[BEGIN]

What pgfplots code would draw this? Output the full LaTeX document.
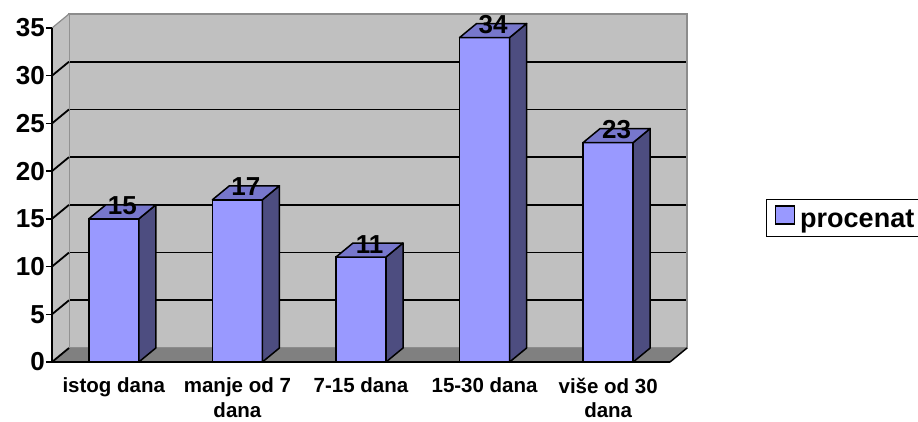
\documentclass[border=0pt]{standalone}
\usepackage{fontspec}
\setmainfont{Liberation Sans}
\usepackage{pgfplots}
\pgfplotsset{compat=1.18}
\usepackage{pgfplotstable}

\definecolor{frontcol}{HTML}{9999FF}
\definecolor{sidecol}{HTML}{4D4D80}
\definecolor{topcol}{HTML}{7777CC}
\definecolor{wallgray}{HTML}{C0C0C0}
\definecolor{floorgray}{HTML}{808080}
\definecolor{edgegray}{HTML}{8C8C8C}

\pgfplotstableread{
x y
0 15
1 17
2 11
3 34
4 23
}\datatable

% side and top face of a bar, drawn from the top centre of the front face
\pgfdeclareplotmark{bar3d}{%
  \pgfmathsetlengthmacro\hh{\h*9.543pt}%
  \pgfsetlinewidth{1.5pt}\pgfsetroundjoin
  \pgfsetstrokecolor{black}%
  \pgfpathmoveto{\pgfqpoint{25pt}{0pt}}%
  \pgfpathlineto{\pgfqpoint{42pt}{14pt}}%
  \pgfpathlineto{\pgfpoint{42pt}{14pt-\hh}}%
  \pgfpathlineto{\pgfpoint{25pt}{-\hh}}%
  \pgfpathclose
  \pgfsetfillcolor{sidecol}\pgfusepath{fill,stroke}%
  \pgfpathmoveto{\pgfqpoint{-25pt}{0pt}}%
  \pgfpathlineto{\pgfqpoint{25pt}{0pt}}%
  \pgfpathlineto{\pgfqpoint{42pt}{14pt}}%
  \pgfpathlineto{\pgfqpoint{-8pt}{14pt}}%
  \pgfpathclose
  \pgfsetfillcolor{topcol}\pgfusepath{fill,stroke}%
}

\begin{document}
\begin{tikzpicture}
\path[use as bounding box] (0,0) rectangle (918pt,421pt);

% back wall, floor and side wall
\begin{axis}[
    at={(69pt,73pt)}, anchor=south west,
    x=123.6pt, y=9.543pt,
    xmin=-0.5, xmax=4.5, ymin=0, ymax=35,
    clip=false,
    axis background/.style={fill=wallgray},
    axis line style={draw=edgegray, line width=1.2pt},
    xtick=\empty,
    ytick={5,10,...,30}, yticklabels={},
    major tick length=0pt,
    ymajorgrids,
    y grid style={black, line width=1.8pt},
]
\fill[wallgray] (axis cs:-0.5,0) -- (axis cs:-0.5,35) -- ++(-17pt,-14pt) -- ([xshift=-17pt,yshift=-14pt]axis cs:-0.5,0) -- cycle;
\fill[floorgray] (axis cs:-0.5,0) -- (axis cs:4.5,0) -- ++(-17pt,-14pt) -- ([xshift=-17pt,yshift=-14pt]axis cs:-0.5,0) -- cycle;
\draw[edgegray, line width=1.2pt] (axis cs:-0.5,35) -- ++(-17pt,-14pt);
\draw[black, line width=1.5pt] (axis cs:4.5,0) -- ++(-17pt,-14pt);
\pgfplotsinvokeforeach{0,5,10,15,20,25,30}{
  \draw[black, line width=1.8pt] (axis cs:-0.5,#1) -- ++(-17pt,-14pt);
}
\end{axis}

% bars, axes, labels
\begin{axis}[
    at={(52pt,59pt)}, anchor=south west,
    x=123.6pt, y=9.543pt,
    xmin=-0.5, xmax=4.5, ymin=0, ymax=35,
    clip=false,
    axis x line*=bottom, axis y line*=left,
    axis line style={black, line width=1.5pt},
    tick align=outside,
    major tick length=6pt, minor tick length=7pt,
    ytick={0,5,...,35},
    y tick style={black, line width=1.5pt},
    yticklabel style={font=\fontsize{26}{26}\selectfont\bfseries, inner sep=1pt},
    xtick={0,...,4},
    xticklabels={istog dana, {manje od 7\\dana}, 7-15 dana, 15-30 dana, {više od 30\\dana}},
    x tick style={draw=none},
    minor xtick={-0.5,0.5,1.5,2.5,3.5,4.5},
    minor x tick style={black, line width=1.5pt},
    xticklabel style={font=\fontsize{20.5}{24.5}\selectfont\bfseries, align=center, anchor=north, inner sep=1pt, yshift=-8.5pt},
    /pgf/number format/assume math mode=true,
    legend style={at={(1.1553,0.431)}, anchor=west, draw=black, line width=1.5pt,
        font=\fontsize{27}{27}\selectfont\bfseries, inner xsep=8pt, inner ysep=6pt,
        cells={anchor=west}},
    legend image code/.code={\draw[fill=frontcol, draw=black, line width=1.5pt] (0pt,-5pt) rectangle (19pt,13pt); \path (22pt,0pt);},
]
\addplot[ybar, bar width=50pt, fill=frontcol, draw=black, line width=1.5pt] table[x=x, y=y] {\datatable};
\addlegendentry{procenat}
\addplot[scatter, only marks, mark=bar3d, forget plot,
    visualization depends on={rawy \as \h},
    scatter/@pre marker code/.code={}, scatter/@post marker code/.code={}]
    table[x=x, y=y] {\datatable};
\addplot[only marks, mark=none, forget plot,
    nodes near coords,
    nodes near coords style={anchor=base, xshift=8.5pt, yshift=4pt, inner sep=0pt,
        font=\fontsize{26}{26}\selectfont\bfseries, /pgf/number format/assume math mode=true}]
    table[x=x, y=y] {\datatable};
\end{axis}
\end{tikzpicture}
\end{document}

[END]

• [WHAT THIS TASK INVOLVES] Output the lines above in full and exactly as given, omitting any pictures.

• [EXERCISE ANSWER]
What pgfplots code would draw this? Output the full LaTeX document.
\documentclass[border=0pt]{standalone}
\usepackage{fontspec}
\setmainfont{Liberation Sans}
\usepackage{pgfplots}
\pgfplotsset{compat=1.18}
\usepackage{pgfplotstable}

\definecolor{frontcol}{HTML}{9999FF}
\definecolor{sidecol}{HTML}{4D4D80}
\definecolor{topcol}{HTML}{7777CC}
\definecolor{wallgray}{HTML}{C0C0C0}
\definecolor{floorgray}{HTML}{808080}
\definecolor{edgegray}{HTML}{8C8C8C}

\pgfplotstableread{
x y
0 15
1 17
2 11
3 34
4 23
}\datatable

% side and top face of a bar, drawn from the top centre of the front face
\pgfdeclareplotmark{bar3d}{%
  \pgfmathsetlengthmacro\hh{\h*9.543pt}%
  \pgfsetlinewidth{1.5pt}\pgfsetroundjoin
  \pgfsetstrokecolor{black}%
  \pgfpathmoveto{\pgfqpoint{25pt}{0pt}}%
  \pgfpathlineto{\pgfqpoint{42pt}{14pt}}%
  \pgfpathlineto{\pgfpoint{42pt}{14pt-\hh}}%
  \pgfpathlineto{\pgfpoint{25pt}{-\hh}}%
  \pgfpathclose
  \pgfsetfillcolor{sidecol}\pgfusepath{fill,stroke}%
  \pgfpathmoveto{\pgfqpoint{-25pt}{0pt}}%
  \pgfpathlineto{\pgfqpoint{25pt}{0pt}}%
  \pgfpathlineto{\pgfqpoint{42pt}{14pt}}%
  \pgfpathlineto{\pgfqpoint{-8pt}{14pt}}%
  \pgfpathclose
  \pgfsetfillcolor{topcol}\pgfusepath{fill,stroke}%
}

\begin{document}
\begin{tikzpicture}
\path[use as bounding box] (0,0) rectangle (918pt,421pt);

% back wall, floor and side wall
\begin{axis}[
    at={(69pt,73pt)}, anchor=south west,
    x=123.6pt, y=9.543pt,
    xmin=-0.5, xmax=4.5, ymin=0, ymax=35,
    clip=false,
    axis background/.style={fill=wallgray},
    axis line style={draw=edgegray, line width=1.2pt},
    xtick=\empty,
    ytick={5,10,...,30}, yticklabels={},
    major tick length=0pt,
    ymajorgrids,
    y grid style={black, line width=1.8pt},
]
\fill[wallgray] (axis cs:-0.5,0) -- (axis cs:-0.5,35) -- ++(-17pt,-14pt) -- ([xshift=-17pt,yshift=-14pt]axis cs:-0.5,0) -- cycle;
\fill[floorgray] (axis cs:-0.5,0) -- (axis cs:4.5,0) -- ++(-17pt,-14pt) -- ([xshift=-17pt,yshift=-14pt]axis cs:-0.5,0) -- cycle;
\draw[edgegray, line width=1.2pt] (axis cs:-0.5,35) -- ++(-17pt,-14pt);
\draw[black, line width=1.5pt] (axis cs:4.5,0) -- ++(-17pt,-14pt);
\pgfplotsinvokeforeach{0,5,10,15,20,25,30}{
  \draw[black, line width=1.8pt] (axis cs:-0.5,#1) -- ++(-17pt,-14pt);
}
\end{axis}

% bars, axes, labels
\begin{axis}[
    at={(52pt,59pt)}, anchor=south west,
    x=123.6pt, y=9.543pt,
    xmin=-0.5, xmax=4.5, ymin=0, ymax=35,
    clip=false,
    axis x line*=bottom, axis y line*=left,
    axis line style={black, line width=1.5pt},
    tick align=outside,
    major tick length=6pt, minor tick length=7pt,
    ytick={0,5,...,35},
    y tick style={black, line width=1.5pt},
    yticklabel style={font=\fontsize{26}{26}\selectfont\bfseries, inner sep=1pt},
    xtick={0,...,4},
    xticklabels={istog dana, {manje od 7\\dana}, 7-15 dana, 15-30 dana, {više od 30\\dana}},
    x tick style={draw=none},
    minor xtick={-0.5,0.5,1.5,2.5,3.5,4.5},
    minor x tick style={black, line width=1.5pt},
    xticklabel style={font=\fontsize{20.5}{24.5}\selectfont\bfseries, align=center, anchor=north, inner sep=1pt, yshift=-8.5pt},
    /pgf/number format/assume math mode=true,
    legend style={at={(1.1553,0.431)}, anchor=west, draw=black, line width=1.5pt,
        font=\fontsize{27}{27}\selectfont\bfseries, inner xsep=8pt, inner ysep=6pt,
        cells={anchor=west}},
    legend image code/.code={\draw[fill=frontcol, draw=black, line width=1.5pt] (0pt,-5pt) rectangle (19pt,13pt); \path (22pt,0pt);},
]
\addplot[ybar, bar width=50pt, fill=frontcol, draw=black, line width=1.5pt] table[x=x, y=y] {\datatable};
\addlegendentry{procenat}
\addplot[scatter, only marks, mark=bar3d, forget plot,
    visualization depends on={rawy \as \h},
    scatter/@pre marker code/.code={}, scatter/@post marker code/.code={}]
    table[x=x, y=y] {\datatable};
\addplot[only marks, mark=none, forget plot,
    nodes near coords,
    nodes near coords style={anchor=base, xshift=8.5pt, yshift=4pt, inner sep=0pt,
        font=\fontsize{26}{26}\selectfont\bfseries, /pgf/number format/assume math mode=true}]
    table[x=x, y=y] {\datatable};
\end{axis}
\end{tikzpicture}
\end{document}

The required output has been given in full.